Don’t fear the future | Patrick Fenech

While his work hangs at Nord Art, a prestigious annual exhibition of international contemporary art in Büdelsdorf, Germany, photographer Patrick Fenech tells us that the digital revolution is nothing to be afraid of.

Patrick Fenech.
Patrick Fenech.

Patrick Fenech seems to have the inventory of a seasoned professional artist very much in place. As most contemporary artists within any genre would have to these days - for better or for worse - Fenech has his fingers in many pies, while sustaining a rich series of networks and regular contacts and weathering potential setbacks with an unbridled optimism.

The ostensible reason for our meeting a couple of weeks ago seems to bear testament to this resourcefulness, as Fenech's work is currently on display in Germany - specifically, forming part of Nord Art, an annual exhibition of contemporary international art from across the globe.

"My interest will always revolve around the Mediterranean basin, and the selection of photographs for this event will certainly reflect that," Fenech says of the four large photography composites dealing with the 'Dying Sea' from his 'Shroud for the Sea' series - which will serve to represent Malta for the very first time at Nord Art.

"The theme of the sea will always be at the back of my mind. Whether it's something specific and local, or to do with myth - Ulysses, or the sirens - it's an inexhaustible theme that I'll keep returning to."

This 'theme that keeps on giving', by virtue of being so universal, has also inspired Fenech to venture beyond the realm of photography. As part of an upcoming project, Fenech will be involving a group of migrants in a performance art piece.

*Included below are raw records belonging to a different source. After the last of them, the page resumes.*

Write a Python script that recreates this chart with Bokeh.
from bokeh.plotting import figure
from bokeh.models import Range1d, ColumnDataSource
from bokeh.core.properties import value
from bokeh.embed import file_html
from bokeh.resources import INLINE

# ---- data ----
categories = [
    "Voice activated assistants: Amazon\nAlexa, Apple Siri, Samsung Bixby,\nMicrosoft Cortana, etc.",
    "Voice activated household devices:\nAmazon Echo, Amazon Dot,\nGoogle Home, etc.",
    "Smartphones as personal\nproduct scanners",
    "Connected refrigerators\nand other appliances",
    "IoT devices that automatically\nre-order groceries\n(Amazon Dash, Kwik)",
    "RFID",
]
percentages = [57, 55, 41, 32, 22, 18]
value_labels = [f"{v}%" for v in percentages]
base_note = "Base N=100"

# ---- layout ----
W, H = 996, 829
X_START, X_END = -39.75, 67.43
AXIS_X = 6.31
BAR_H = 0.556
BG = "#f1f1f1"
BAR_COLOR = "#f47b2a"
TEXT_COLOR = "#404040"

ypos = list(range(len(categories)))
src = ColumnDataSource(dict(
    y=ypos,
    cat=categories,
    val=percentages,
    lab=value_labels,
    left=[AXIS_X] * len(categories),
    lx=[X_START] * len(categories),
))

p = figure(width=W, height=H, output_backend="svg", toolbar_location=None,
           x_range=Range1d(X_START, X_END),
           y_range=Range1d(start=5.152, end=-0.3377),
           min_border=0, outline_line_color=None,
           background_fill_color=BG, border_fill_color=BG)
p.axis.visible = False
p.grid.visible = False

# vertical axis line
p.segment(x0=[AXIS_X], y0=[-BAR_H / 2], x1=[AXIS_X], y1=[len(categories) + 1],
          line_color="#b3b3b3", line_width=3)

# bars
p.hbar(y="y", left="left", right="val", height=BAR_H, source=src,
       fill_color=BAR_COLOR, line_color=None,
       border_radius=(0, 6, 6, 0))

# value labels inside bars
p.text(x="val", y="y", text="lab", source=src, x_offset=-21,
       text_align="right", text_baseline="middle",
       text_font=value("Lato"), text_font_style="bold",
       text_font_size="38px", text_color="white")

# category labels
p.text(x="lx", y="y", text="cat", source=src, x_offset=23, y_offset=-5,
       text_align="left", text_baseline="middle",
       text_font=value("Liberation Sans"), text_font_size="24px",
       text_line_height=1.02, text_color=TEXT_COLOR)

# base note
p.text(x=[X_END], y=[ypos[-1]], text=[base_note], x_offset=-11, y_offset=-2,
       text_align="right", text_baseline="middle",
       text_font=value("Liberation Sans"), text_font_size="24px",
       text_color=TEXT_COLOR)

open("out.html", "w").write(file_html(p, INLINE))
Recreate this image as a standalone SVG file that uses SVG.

 "The fact is that in many ways, irregular migration is modern-day slavery - in the sense that these individuals are shipped from one country to another under precarious conditions and circumstances, and even those who succeed in leaving Malta for more economically prosperous countries tend to find it very difficult to integrate..."

For this reason, Fenech intends to employ the historical image of the 'slave ship', bringing the migrants - quite literally - on board to encourage dialogue with the past.

"It will be a headache to coordinate, from a logistical standpoint," Fenech confesses, referring to the fact that by their very nature, irregular migrants can't always be relied on to be on the island for extended periods of time. But his vision for the outcome - if all goes according to plan - is quite vivid.

"My idea is to play with classic tropes, like the Roman ships we're familiar with from things like Ben Hur. And with research I've looked into from Jamaica, I'd like to replicate how the slaves would be positioned on this ship so as to then allow them to 'create' a performance art piece using their own bodies..."

This is, of course, one of those long-haul prestige projects, one that requires long-term planning and dedication and that can't be done in a rush, especially given how most local artists need a primary source of income in order to stay alive - and to keep creating.

"My bread and butter are publications - that is, photography work for local books. I'm also on the board of the Creative Foundation at St James Cavalier, emphasising visual arts; and I teach part-time at the University of Malta..."

It's no surprise that he refers to this roll call of responsibilities as a "juggling act".

"Sometimes you manage to balance things out, sometimes you don't. In fact I'm seriously considering going into education full time."

One reason he cites for this is the simple fact that "everyone is a photographer nowadays", given the ease afforded by new technologies. But he's also keen to ensure that young photographers are made aware of the intricacies of the art form and its full potential.

"I remember the days when the phone wouldn't stop ringing - because being a photographer meant that you tended to be seen as something of a specialist. Nowadays that is not the case, and it's a challenge for young people. But the advantage they have is that, thanks to the internet, they can take their work abroad almost instantly. If you're hard working and talented, you can really go places."